Homeowners not only lack any market choice but they currently lack legal remedies if the servicer performs badly. That is why national standards for mortgage servicing are so important. Where there are no market forces to protect consumers, something else should fill the gap. An effective set of consumer rights could be embodied in national mortgage servicing standards and I hope that will happen.
Now I will turn to my dispute with Washington Mutual’s servicing arm in 2006 and 2007. To prepare for this testimony, I have brought along and reviewed and provided to the committee files from my 21-month dispute with Washington Mutual in 2006 and 2007, before the crisis, about flood insurance that they incorrectly placed on my family’s home in Bethesda, and that dispute was the subject of the Los Angeles Times article.
Our family was a target of what people have called "force placed insurance" and that this committee has heard about before. In early 2006 WaMu asked for proof of flood insurance coverage. My State Farm agent immediately faxed them the information. It turns out that WaMu had a really cute trick that I discovered after numerous phone calls. They did not even process the proof of coverage unless it contained WaMu’s servicing accounting number. So WaMu received the State Farm certification and simply ignored it and did not tell us until I found it out several months later, and that was how WaMu could bill my family for the duplicate flood insurance.
The next cute trick was to pile up late fees on our monthly mortgage payment. We had automatic payment the first week of every month, and even WaMu admitted we never missed a payment. WaMu’s practice, though, was to charge for the duplicative flood insurance with each monthly payment. That meant they considered our payment too small each month by the amount of that insurance premium. So then they declared our entire monthly payment late and charged a late fee of more than $170 a month.
I provided the committee staff with detailed and contemporaneous documentation of these and numerous other problems with our servicer. Eventually, after 21 months and more than 50 calls to customer service, they finally agreed in late 2007 to withdraw the flood insurance and cancel the fees.
In conclusion on this, I feel fortunate that I was able to get my family’s dispute resolved and cancel more than $4,000 in erroneous fees that they wanted to charge me. Most homeowners, however, are not banking law professors. All of those hours sitting on hold, waiting for customer service, gave me plenty of time to think about the flaws in our mortgage servicing system.
My experience in government and since has taught me there are numerous hard-working and talented individuals in the mortgage servicing industry. I admire the work of Faith Schwartz and Hope Now and many others. The incentives, however, do not work for consumers.
In response to Sen. Corker’s opening statement about getting private capital back into the market, a goal I very much share and the administration has shared, fixing servicing, which is getting the money to flow properly from the homeowner to the investor, is an essential part of reform. And so I agree that working on national mortgage standards should be seen as part of getting the investor part of the thing to work, as well.

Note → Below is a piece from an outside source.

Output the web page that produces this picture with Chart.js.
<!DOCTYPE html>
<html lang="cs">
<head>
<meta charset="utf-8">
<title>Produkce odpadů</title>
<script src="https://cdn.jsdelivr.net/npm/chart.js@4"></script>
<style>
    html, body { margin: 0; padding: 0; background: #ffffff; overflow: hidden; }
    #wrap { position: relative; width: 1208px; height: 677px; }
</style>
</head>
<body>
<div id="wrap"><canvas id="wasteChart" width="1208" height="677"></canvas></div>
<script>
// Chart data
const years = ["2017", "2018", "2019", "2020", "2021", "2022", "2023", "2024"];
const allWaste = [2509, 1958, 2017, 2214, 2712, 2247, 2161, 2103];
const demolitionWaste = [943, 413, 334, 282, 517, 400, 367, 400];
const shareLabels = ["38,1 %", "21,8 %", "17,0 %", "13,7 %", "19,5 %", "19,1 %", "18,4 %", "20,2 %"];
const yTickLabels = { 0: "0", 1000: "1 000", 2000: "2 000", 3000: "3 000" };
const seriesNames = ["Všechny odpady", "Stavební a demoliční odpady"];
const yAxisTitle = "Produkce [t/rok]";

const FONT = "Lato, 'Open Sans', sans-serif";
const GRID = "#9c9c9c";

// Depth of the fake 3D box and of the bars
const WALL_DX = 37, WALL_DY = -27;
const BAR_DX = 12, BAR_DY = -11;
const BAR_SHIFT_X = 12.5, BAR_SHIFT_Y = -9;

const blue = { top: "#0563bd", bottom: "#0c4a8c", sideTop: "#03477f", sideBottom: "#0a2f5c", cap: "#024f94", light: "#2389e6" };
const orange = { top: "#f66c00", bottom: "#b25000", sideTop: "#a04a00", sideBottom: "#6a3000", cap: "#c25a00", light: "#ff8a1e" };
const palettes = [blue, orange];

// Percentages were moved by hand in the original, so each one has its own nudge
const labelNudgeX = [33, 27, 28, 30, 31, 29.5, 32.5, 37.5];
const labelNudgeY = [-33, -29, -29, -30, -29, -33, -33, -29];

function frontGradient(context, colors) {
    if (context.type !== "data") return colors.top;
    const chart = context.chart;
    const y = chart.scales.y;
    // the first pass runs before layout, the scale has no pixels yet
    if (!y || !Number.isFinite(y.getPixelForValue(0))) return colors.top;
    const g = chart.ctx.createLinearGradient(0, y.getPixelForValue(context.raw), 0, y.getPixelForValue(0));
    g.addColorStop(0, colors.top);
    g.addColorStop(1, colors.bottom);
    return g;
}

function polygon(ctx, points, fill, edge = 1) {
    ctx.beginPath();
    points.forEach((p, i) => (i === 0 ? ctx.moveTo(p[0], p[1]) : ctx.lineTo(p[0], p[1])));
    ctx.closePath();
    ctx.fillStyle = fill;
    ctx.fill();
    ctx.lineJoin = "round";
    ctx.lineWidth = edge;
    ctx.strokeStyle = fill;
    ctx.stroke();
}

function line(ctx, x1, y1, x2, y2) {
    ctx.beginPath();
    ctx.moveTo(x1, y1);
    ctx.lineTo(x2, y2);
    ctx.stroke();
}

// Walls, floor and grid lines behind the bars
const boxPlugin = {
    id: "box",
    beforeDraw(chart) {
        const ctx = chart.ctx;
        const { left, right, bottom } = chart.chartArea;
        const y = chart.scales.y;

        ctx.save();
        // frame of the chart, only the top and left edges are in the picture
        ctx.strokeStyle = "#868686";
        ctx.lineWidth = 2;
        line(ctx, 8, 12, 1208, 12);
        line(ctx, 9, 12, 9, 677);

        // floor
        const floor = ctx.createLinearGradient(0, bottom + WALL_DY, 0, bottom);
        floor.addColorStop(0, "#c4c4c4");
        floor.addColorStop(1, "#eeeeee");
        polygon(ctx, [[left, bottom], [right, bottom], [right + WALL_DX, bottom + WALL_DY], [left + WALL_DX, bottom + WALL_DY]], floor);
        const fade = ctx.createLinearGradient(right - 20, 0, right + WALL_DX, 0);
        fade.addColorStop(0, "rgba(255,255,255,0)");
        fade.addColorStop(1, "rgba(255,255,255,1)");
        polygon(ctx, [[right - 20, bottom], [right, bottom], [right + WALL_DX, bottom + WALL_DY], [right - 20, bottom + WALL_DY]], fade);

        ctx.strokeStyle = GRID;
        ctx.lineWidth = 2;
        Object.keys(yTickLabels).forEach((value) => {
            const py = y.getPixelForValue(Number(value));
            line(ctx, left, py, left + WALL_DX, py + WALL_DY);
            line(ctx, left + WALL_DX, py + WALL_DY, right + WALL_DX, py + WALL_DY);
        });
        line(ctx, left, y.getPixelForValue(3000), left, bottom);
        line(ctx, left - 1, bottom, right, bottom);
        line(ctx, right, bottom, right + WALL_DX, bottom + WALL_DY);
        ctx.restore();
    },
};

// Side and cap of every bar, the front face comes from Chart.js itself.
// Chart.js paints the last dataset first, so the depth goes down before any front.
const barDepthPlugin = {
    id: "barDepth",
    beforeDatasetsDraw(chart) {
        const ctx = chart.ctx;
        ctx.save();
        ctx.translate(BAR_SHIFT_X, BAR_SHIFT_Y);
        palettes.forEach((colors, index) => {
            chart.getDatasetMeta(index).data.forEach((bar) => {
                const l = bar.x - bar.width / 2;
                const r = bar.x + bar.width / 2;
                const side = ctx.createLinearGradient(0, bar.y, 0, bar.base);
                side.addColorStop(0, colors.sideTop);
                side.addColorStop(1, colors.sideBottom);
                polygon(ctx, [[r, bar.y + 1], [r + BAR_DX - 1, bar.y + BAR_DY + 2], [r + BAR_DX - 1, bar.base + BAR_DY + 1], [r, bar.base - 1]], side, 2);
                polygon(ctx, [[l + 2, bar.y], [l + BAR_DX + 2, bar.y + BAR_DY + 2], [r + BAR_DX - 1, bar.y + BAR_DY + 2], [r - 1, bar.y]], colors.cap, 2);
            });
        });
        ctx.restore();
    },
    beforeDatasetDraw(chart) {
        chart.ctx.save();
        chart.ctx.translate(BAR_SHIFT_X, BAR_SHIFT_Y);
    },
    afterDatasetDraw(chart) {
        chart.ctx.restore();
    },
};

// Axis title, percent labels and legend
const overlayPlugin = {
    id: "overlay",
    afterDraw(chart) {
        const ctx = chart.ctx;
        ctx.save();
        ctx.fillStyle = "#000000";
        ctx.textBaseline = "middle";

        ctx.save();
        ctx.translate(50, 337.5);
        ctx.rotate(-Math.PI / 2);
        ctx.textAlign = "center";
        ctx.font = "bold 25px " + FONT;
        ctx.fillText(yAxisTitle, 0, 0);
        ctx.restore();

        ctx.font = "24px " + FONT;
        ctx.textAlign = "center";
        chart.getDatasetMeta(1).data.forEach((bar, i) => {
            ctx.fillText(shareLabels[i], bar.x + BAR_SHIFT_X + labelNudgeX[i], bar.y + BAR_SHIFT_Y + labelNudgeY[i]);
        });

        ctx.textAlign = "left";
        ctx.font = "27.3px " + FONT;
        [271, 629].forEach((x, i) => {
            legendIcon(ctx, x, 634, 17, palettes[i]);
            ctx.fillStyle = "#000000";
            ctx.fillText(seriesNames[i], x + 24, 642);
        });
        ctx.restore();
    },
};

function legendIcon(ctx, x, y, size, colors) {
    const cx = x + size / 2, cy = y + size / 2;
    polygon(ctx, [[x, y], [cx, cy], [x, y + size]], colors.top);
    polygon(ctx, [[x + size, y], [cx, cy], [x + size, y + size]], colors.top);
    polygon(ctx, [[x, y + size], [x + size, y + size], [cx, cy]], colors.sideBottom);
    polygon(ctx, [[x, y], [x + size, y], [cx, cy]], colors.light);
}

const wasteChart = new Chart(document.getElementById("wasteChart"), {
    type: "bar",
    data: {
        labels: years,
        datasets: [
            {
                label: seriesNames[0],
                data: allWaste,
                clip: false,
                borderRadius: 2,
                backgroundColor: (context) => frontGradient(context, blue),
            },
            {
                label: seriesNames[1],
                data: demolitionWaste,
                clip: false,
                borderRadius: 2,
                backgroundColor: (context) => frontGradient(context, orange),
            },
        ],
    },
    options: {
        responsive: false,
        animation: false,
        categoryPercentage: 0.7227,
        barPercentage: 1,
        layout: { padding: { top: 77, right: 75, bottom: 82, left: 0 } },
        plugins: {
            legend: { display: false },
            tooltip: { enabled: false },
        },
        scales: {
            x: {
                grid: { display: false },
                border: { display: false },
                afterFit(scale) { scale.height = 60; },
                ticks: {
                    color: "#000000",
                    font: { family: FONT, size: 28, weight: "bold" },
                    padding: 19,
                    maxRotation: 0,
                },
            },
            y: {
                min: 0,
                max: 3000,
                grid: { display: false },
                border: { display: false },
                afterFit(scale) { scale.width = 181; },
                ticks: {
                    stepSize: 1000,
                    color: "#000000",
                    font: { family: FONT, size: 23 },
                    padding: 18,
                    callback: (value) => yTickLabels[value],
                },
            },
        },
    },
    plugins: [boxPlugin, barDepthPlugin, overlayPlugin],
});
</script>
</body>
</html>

In short, in the absence of market discipline on servicers, an effective national set of mortgage standards is essential. There is no other way to have consumers protected.
I thank the committee for its attention to these matters and I welcome any questions you may have.
Peter P. Swire is the C. William O’Neill Professor of Law at the Moritz College of Law of The Ohio State University and a Senior Fellow at the Center for American Progress.